Per risultare utile in un roster che presenta il miglior giocatore della Lega in carica, un secondo All Star come Middleton e una serie di veterani delle battaglie sui parquet NBA, Donte si è dovuto concentrare sulle piccole cose: innanzitutto difesa e voglia di fare.

Andando a scorrere le statistiche di squadra relative agli aspetti difensivi, Donte è tra i primatisti in diverse voci: primo per palloni deviati sui passaggi, secondo per palloni vaganti recuperati sia in attacco che in difesa. Non certo uno che ha paura di sporcarsi le mani per la causa, anche contro avversari più fisicati.

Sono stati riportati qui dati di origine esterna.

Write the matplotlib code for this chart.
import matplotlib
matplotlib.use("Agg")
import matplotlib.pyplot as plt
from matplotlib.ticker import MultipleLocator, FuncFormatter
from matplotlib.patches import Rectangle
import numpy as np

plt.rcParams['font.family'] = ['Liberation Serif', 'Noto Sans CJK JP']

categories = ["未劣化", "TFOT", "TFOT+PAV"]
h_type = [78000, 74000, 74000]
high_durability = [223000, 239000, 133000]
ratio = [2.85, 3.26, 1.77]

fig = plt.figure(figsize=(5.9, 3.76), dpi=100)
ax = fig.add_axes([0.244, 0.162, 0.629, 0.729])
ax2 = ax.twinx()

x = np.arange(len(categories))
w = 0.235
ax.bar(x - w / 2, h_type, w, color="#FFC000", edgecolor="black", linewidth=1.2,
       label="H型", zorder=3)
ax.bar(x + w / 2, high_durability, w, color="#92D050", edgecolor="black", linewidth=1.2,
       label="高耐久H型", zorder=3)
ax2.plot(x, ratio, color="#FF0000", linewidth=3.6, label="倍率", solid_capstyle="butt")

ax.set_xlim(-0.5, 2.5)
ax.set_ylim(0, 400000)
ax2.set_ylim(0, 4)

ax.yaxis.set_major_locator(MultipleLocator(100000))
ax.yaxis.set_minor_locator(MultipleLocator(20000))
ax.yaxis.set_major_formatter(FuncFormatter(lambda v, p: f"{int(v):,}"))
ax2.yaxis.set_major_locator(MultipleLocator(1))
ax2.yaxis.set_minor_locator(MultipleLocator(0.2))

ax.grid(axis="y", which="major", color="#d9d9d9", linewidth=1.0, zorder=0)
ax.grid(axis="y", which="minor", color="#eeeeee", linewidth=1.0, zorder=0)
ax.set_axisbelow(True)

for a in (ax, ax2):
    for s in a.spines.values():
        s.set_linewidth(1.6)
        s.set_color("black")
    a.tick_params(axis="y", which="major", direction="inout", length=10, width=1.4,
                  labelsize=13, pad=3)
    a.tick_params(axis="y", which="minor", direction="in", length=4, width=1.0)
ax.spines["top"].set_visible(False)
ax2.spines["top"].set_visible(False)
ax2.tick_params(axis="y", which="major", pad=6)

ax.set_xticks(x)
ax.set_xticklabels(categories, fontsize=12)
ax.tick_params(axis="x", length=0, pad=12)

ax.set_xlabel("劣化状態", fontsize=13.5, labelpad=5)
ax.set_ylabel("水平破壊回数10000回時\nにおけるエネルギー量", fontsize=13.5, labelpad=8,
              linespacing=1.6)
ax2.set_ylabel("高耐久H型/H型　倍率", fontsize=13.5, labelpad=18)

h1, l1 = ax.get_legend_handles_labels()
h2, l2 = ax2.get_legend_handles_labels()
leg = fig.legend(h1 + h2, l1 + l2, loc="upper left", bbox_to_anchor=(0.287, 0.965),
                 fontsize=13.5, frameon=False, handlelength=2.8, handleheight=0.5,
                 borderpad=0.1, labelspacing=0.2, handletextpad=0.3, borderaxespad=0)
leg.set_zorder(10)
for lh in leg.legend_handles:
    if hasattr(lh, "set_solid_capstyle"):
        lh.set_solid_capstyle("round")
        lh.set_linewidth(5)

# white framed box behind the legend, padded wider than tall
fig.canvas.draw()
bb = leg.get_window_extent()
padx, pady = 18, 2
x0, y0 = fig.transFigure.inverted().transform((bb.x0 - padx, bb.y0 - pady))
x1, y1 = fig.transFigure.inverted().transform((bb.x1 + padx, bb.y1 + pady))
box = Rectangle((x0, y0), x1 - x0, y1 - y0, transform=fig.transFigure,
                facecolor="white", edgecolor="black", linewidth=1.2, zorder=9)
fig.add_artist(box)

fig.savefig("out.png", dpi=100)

Per quanto riguarda i palloni rubati, con 1.4 a nottata è ottavo nella Lega, il migliore sotto i 24 minuti in campo a partita. Parametrato su 36 minuti di utilizzo, è il 4° dell’intera NBA. Rispetto alla media dei giocatori della lega, con lui in campo i Bucks subiscono 2.7 punti in meno per 100 possessi: fanno meglio di lui in stagione solamente in tre, fra cui Giannis Antetokounmpo e Anthony Davis, che per essere incisivi possono contare su tutt’altra struttura fisica.

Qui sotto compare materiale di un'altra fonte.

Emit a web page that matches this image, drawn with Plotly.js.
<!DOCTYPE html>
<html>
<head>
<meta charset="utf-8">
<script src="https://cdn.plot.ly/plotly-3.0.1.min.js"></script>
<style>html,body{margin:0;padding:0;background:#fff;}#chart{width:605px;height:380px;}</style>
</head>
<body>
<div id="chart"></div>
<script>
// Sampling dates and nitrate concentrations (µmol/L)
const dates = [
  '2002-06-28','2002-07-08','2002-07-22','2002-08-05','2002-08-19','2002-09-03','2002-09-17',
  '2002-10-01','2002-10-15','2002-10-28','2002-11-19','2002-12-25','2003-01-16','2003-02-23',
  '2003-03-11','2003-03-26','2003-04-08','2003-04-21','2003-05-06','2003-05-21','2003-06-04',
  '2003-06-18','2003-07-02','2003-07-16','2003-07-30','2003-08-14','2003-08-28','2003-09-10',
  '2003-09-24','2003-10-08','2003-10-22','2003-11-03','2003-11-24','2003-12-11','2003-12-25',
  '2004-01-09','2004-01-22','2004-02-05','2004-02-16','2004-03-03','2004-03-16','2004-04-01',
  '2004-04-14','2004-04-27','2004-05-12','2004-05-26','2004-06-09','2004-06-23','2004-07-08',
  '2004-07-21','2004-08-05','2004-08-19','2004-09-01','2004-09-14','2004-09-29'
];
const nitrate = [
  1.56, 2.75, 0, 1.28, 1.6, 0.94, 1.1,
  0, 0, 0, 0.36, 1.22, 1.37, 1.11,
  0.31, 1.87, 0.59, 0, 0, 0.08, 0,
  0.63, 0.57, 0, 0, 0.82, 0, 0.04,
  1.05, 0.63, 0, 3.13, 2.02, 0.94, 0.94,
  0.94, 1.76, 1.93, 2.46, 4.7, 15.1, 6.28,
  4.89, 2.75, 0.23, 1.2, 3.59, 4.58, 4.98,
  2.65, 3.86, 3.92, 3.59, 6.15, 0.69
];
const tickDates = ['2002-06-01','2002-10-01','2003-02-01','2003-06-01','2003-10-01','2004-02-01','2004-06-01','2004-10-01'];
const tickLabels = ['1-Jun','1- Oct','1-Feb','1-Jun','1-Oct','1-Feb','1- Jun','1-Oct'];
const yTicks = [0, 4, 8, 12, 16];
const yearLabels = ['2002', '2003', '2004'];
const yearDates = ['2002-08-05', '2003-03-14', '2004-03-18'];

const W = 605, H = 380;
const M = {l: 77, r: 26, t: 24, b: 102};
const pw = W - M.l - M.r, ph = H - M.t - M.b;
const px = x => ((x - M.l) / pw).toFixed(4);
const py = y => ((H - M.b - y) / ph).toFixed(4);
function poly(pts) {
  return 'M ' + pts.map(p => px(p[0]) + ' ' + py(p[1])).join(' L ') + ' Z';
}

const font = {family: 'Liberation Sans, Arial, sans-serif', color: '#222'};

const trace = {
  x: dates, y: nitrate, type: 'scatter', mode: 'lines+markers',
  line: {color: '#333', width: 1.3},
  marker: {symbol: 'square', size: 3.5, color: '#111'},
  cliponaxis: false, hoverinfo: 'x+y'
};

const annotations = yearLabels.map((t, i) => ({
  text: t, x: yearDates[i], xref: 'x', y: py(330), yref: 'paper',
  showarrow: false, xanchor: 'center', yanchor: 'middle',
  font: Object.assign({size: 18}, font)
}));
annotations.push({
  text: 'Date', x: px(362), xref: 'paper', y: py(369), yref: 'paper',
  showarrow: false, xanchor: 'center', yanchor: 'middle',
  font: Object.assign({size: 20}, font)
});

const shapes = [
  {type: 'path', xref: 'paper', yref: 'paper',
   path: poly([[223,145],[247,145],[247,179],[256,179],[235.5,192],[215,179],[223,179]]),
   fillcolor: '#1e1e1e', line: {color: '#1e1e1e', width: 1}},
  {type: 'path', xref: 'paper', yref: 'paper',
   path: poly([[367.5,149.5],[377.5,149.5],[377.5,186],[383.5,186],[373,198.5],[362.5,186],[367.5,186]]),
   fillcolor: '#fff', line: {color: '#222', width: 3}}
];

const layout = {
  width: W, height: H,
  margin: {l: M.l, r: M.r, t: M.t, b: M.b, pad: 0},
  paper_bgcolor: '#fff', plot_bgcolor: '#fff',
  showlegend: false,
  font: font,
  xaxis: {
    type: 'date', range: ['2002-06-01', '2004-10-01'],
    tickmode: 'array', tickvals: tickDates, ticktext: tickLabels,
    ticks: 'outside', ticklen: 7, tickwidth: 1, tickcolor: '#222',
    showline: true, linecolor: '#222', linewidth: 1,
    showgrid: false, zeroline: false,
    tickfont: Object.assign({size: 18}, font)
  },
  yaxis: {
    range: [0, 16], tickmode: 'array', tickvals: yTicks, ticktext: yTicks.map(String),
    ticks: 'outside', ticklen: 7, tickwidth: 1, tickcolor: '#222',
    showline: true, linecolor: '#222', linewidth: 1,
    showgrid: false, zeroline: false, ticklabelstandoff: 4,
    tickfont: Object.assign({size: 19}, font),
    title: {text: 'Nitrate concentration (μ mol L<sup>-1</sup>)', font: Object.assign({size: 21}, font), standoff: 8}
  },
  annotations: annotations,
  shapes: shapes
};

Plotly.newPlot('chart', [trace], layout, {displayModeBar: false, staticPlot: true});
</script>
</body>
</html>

Combinando istinto per il gioco, reattività e atletismo è una minaccia costante tanto in marcatura sull’uomo con il pallone che in rotazione dal lato debole.

Dal punto di vista offensivo, rispetto alla scorsa stagione ha messo su ben altri numeri: in media, quasi una doppia cifra di punti con 9.4, con il 34.6% da 3 e un 46.2% complessivo dal campo. Aggiungendo i 4.9 rimbalzi e i 2.3 assist, si tratta di un ottimo incremento a fronte dei soli 8 minuti scarsi di più in campo.

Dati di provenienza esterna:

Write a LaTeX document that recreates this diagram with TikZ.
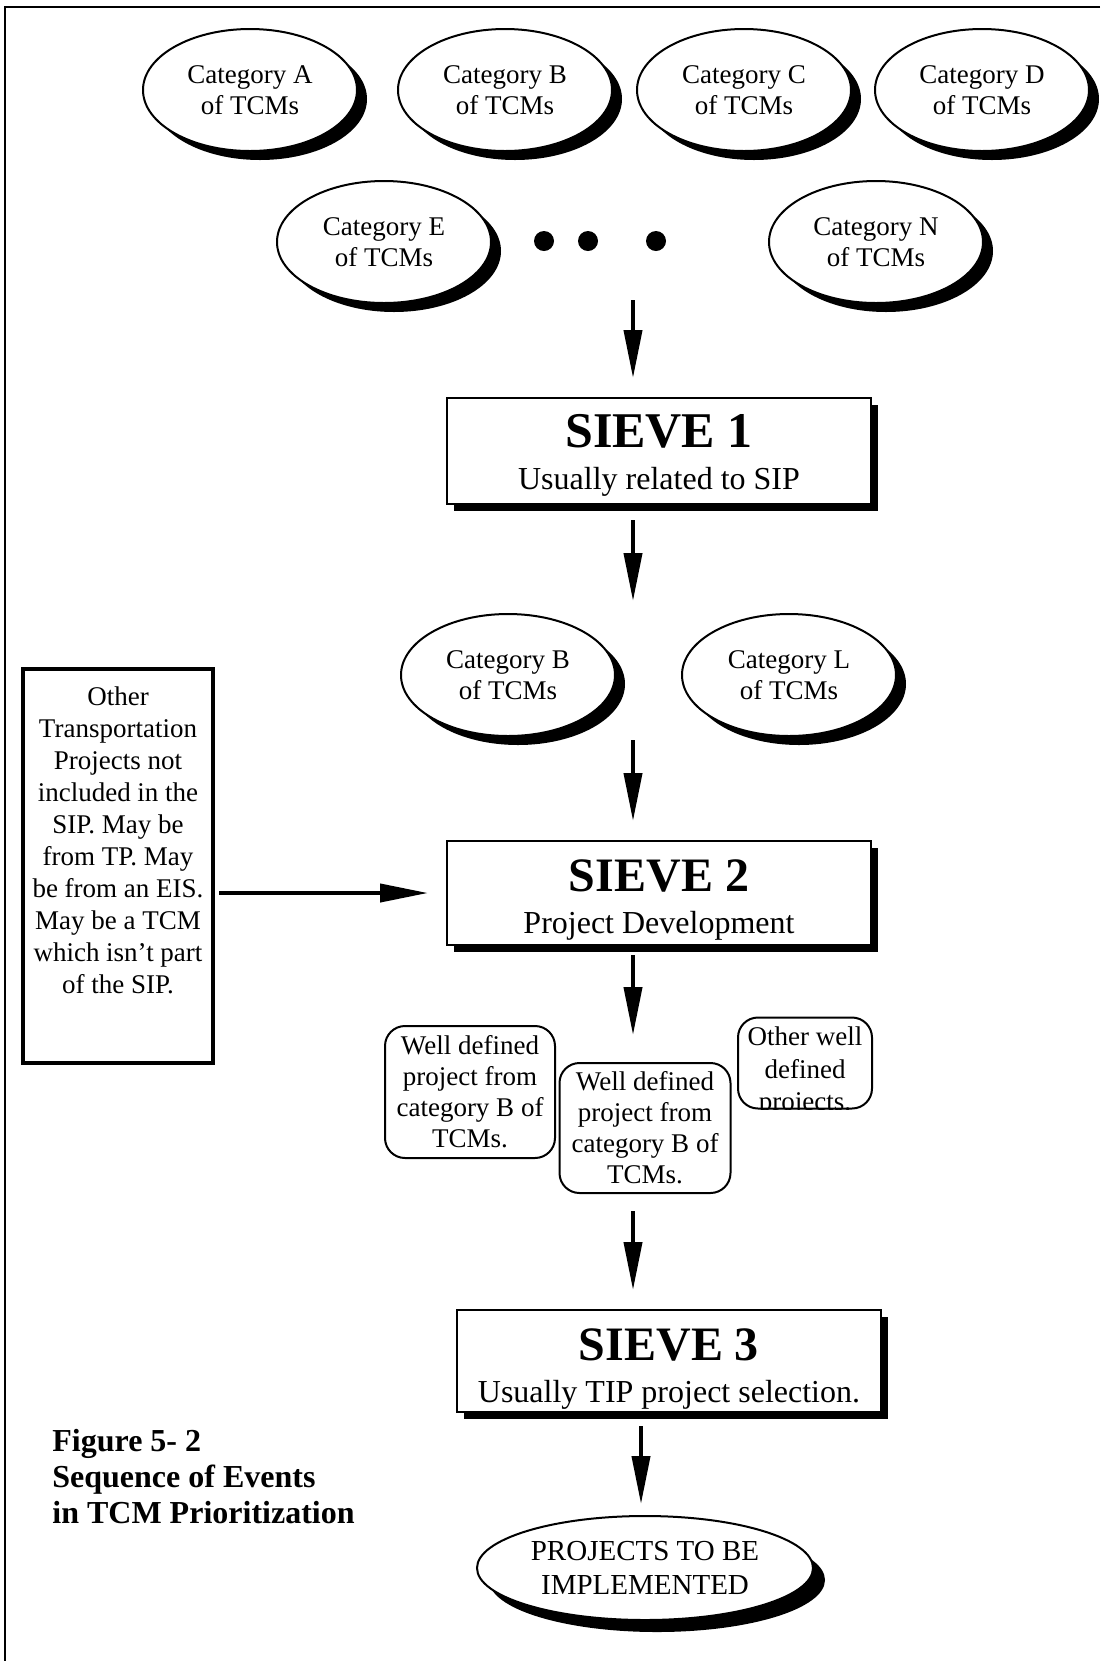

Le medie al tiro restano però frutto di un andamento altalenante, così come nel periodo universitario: è passato dal 35.9% di novembre al 27.3% di dicembre, con un successivo innalzamento al 39.1% di gennaio, una flessione al 32.9% a febbraio e una ripresa al 37.5% nelle prime partite di marzo. Questo appare forse l’aspetto su cui lavorare maggiormente per un ragazzo dagli ampi margini di miglioramento, così da diventare sempre più efficiente da specialista 3&D.

I suoi progressi non possono che fare estremamente piacere alla Nazionale, che aveva già da tempo piazzato gli occhi su di lui.

Dopo l’eliminazione dei ragazzi di Sacchetti dal Mondiale successiva alla sconfitta contro la Spagna, un commento fatto sui social dallo stesso Donte non fu casuale: 

La Federazione è infatti da tempo al lavoro per fargli ottenere il passaporto italiano, così da poterlo coinvolgere nel prossimo ciclo azzurro.

Se disponibile già per il torneo preolimpico di Belgrado (se mai si faranno…), Donte andrebbe a contendersi l’unico posto consentito nel roster per un passaportato con Jeff Brooks (che fu prescelto per la Coppa del Mondo) e Christian Burns.

Il tutto in attesa di conoscere lo status che assumerà il prospetto classe 2002 Paolo Banchero, ala che pochi giorni fa ha annunciato di voler vestire la maglia azzurra a dispetto di quella di Team USA: italiano di formazione, come Nico Mannion, o naturalizzato come Donte.

Insomma, un panorama di opzioni più ricco rispetto al Ryan Arcidiacono spesso invocato qualche tempo fa, riguardo al quale non ci sono mai stati sviluppi sostanziali.

Dal punto di vista tecnico, l’idea relativa a DiVincenzo può essere quella di un utilizzo simile a quello nei Bucks: appaiato ad un playmaker di ruolo (sia esso Spissu, De Nicolao, Mannion o Spagnolo) con compiti da trattatore di palla secondario. Un pò come accaduto più volte a Belinelli: ne erediterebbe il posto da guardia, meno realizzatore e più difensore.

O magari, perché no, in uscita dalla panchina, pronto ad accendersi nei momenti che contano di più, come in quella magica notte dell’AlamoDome di due anni fa.